What's a newsworthy photo?
Respect or rights? Which comes first? Are your rights greater than those who are hurting? Are your rights to get the news greater than those in the story? When you cover a story that involves a fatality, do you once consider the human aspect on the other end? In your rush to capture the news you surely must overlook the sadness and solemnity of the actual event to justify your own actions of clicking the camera.
I hear newspaper and television reporters say, 'we have rights to be here.' Yes, I do believe you have rights to cover the story. But, along with those rights should come respect and honor. The victim's family has rights also.
The young man who lost his life on June 5 on 395 North had his life ended all too soon in a tragic accident. His parents had to face the ultimate truth. Their lives were changed in that one instant when they were notified that their son had lost his life in that horrible scene that was captured by your photographer and placed on the front page of your media's publication. Did you for one second put yourself in their shoes and ask yourself, 'what if this was a photograph of my child's accident scene?' I doubt that you did.
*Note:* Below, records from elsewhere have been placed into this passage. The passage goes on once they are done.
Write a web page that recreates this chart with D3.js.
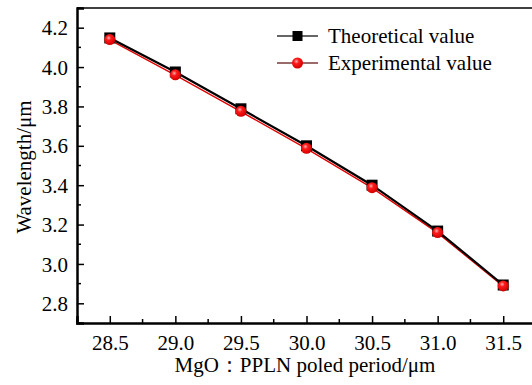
<!DOCTYPE html>
<html>
<head>
<meta charset="utf-8">
<script src="https://cdn.jsdelivr.net/npm/d3@7"></script>
<style>
  body { margin: 0; background: #fff; }
  text { font-family: "Liberation Serif", "Times New Roman", serif; fill: #000; }
</style>
</head>
<body>
<div id="chart"></div>
<script>
// data
const period = [28.5, 29.0, 29.5, 30.0, 30.5, 31.0, 31.5];
const theoretical = [4.148, 3.975, 3.788, 3.600, 3.400, 3.167, 2.893];
const experimental = [4.142, 3.963, 3.778, 3.590, 3.390, 3.162, 2.891];
const xTicks = [28.5, 29.0, 29.5, 30.0, 30.5, 31.0, 31.5];
const yTicks = [2.8, 3.0, 3.2, 3.4, 3.6, 3.8, 4.0, 4.2];

const svgWidth = 532;
const svgHeight = 385;

const svg = d3.select("#chart")
  .append("svg")
  .attr("width", svgWidth)
  .attr("height", svgHeight);

const x = d3.scaleLinear().domain([28.25, 31.75]).range([77, 536]);
const y = d3.scaleLinear().domain([2.7, 4.3]).range([323, 8]);

// red ball gradient
const defs = svg.append("defs");
const grad = defs.append("radialGradient")
  .attr("id", "ball")
  .attr("cx", "40%").attr("cy", "35%").attr("r", "65%");
grad.append("stop").attr("offset", "0%").attr("stop-color", "#ffb0b0");
grad.append("stop").attr("offset", "35%").attr("stop-color", "#ff1a1a");
grad.append("stop").attr("offset", "100%").attr("stop-color", "#d00000");

// frame: top line, left and bottom axes
svg.append("line")
  .attr("x1", x(28.25)).attr("x2", svgWidth)
  .attr("y1", y(4.3)).attr("y2", y(4.3))
  .attr("stroke", "#000").attr("stroke-width", 1.5);

const bottomAxis = d3.axisBottom(x)
  .tickValues(xTicks)
  .tickSize(-7)
  .tickFormat(d3.format(".1f"));

const leftAxis = d3.axisLeft(y)
  .tickValues(yTicks)
  .tickSize(-7)
  .tickFormat(d3.format(".1f"));

// minor ticks
const xMinor = d3.range(28.25, 31.76, 0.5);
const yMinor = d3.range(2.7, 4.31, 0.2);

svg.append("g").selectAll("line")
  .data(xMinor)
  .enter()
  .append("line")
  .attr("x1", d => x(d)).attr("x2", d => x(d))
  .attr("y1", y(2.7)).attr("y2", y(2.7) - 4)
  .attr("stroke", "#000").attr("stroke-width", 1.5);

svg.append("g").selectAll("line")
  .data(yMinor)
  .enter()
  .append("line")
  .attr("x1", x(28.25)).attr("x2", x(28.25) + 4)
  .attr("y1", d => y(d)).attr("y2", d => y(d))
  .attr("stroke", "#000").attr("stroke-width", 1.5);

const gx = svg.append("g")
  .attr("transform", `translate(0, ${y(2.7)})`)
  .call(bottomAxis);

const gy = svg.append("g")
  .attr("transform", `translate(${x(28.25)}, 0)`)
  .call(leftAxis);

[gx, gy].forEach(g => {
  g.attr("font-family", null);
  g.select(".domain").attr("stroke", "#000").attr("stroke-width", 2.5);
  g.selectAll(".tick line").attr("stroke", "#000").attr("stroke-width", 1.5);
  g.selectAll(".tick text")
    .attr("font-size", 21)
    .attr("fill", "#000");
});
gx.selectAll(".tick text").attr("dy", null).attr("y", 27);
gy.selectAll(".tick text").attr("x", -9).attr("dy", "0.34em");

// axis titles
svg.append("text")
  .attr("x", 305)
  .attr("y", 372)
  .attr("text-anchor", "middle")
  .attr("font-size", 21)
  .text("MgO\uFF1APPLN poled period/\u03BCm");

svg.append("text")
  .attr("transform", "rotate(-90)")
  .attr("x", -167)
  .attr("y", 31)
  .attr("text-anchor", "middle")
  .attr("font-size", 21)
  .text("Wavelength/\u03BCm");

// lines
const lineT = d3.line()
  .x((d, i) => x(period[i]))
  .y(d => y(d));

svg.append("path")
  .datum(experimental)
  .attr("d", lineT)
  .attr("fill", "none")
  .attr("stroke", "#e00000")
  .attr("stroke-width", 1.4)
  .attr("transform", "translate(0, 0.8)");

svg.append("path")
  .datum(theoretical)
  .attr("d", lineT)
  .attr("fill", "none")
  .attr("stroke", "#000")
  .attr("stroke-width", 2.2);

// markers
svg.append("g").selectAll("rect")
  .data(theoretical)
  .enter()
  .append("rect")
  .attr("x", (d, i) => x(period[i]) - 5.5)
  .attr("y", d => y(d) - 5.5)
  .attr("width", 11)
  .attr("height", 11)
  .attr("fill", "#000");

svg.append("g").selectAll("circle")
  .data(experimental)
  .enter()
  .append("circle")
  .attr("cx", (d, i) => x(period[i]))
  .attr("cy", d => y(d) + 0.5)
  .attr("r", 5.5)
  .attr("fill", "url(#ball)");

// legend
const legend = [
  { name: "Theoretical value", color: "#333", marker: "square", yPos: 36 },
  { name: "Experimental value", color: "#7a3a3a", marker: "circle", yPos: 63 }
];

const lg = svg.append("g");
legend.forEach(item => {
  lg.append("line")
    .attr("x1", 277).attr("x2", 318)
    .attr("y1", item.yPos).attr("y2", item.yPos)
    .attr("stroke", item.color).attr("stroke-width", 1.5);
  if (item.marker === "square") {
    lg.append("rect")
      .attr("x", 292.5).attr("y", item.yPos - 5)
      .attr("width", 10).attr("height", 10)
      .attr("fill", "#000");
  } else {
    lg.append("circle")
      .attr("cx", 297.5).attr("cy", item.yPos)
      .attr("r", 5.5)
      .attr("fill", "url(#ball)");
  }
  lg.append("text")
    .attr("x", 328)
    .attr("y", item.yPos + 7)
    .attr("font-size", 21)
    .text(item.name);
});
</script>
</body>
</html>
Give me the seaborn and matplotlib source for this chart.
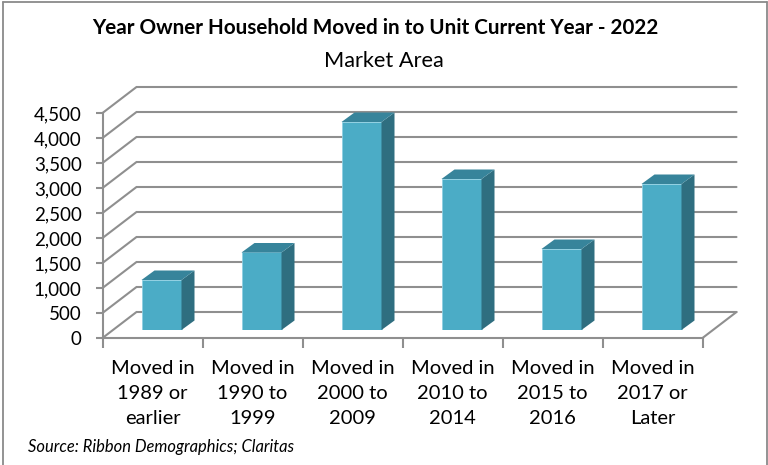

Unfortunately in this day and time, a death scene is invaded with media vultures that vigorously impose the public's right to know mentality and totally ignore the family's right to privacy and dignity. Respect for the family and honor of their feelings MUST come before sensationalism. We need to remember our human values of respect and honor and to have restraint and knowledge of when to step aside rather than invade a private tragedy for a "newsworthy" photo. Shame on your photographer, the editor and your publication.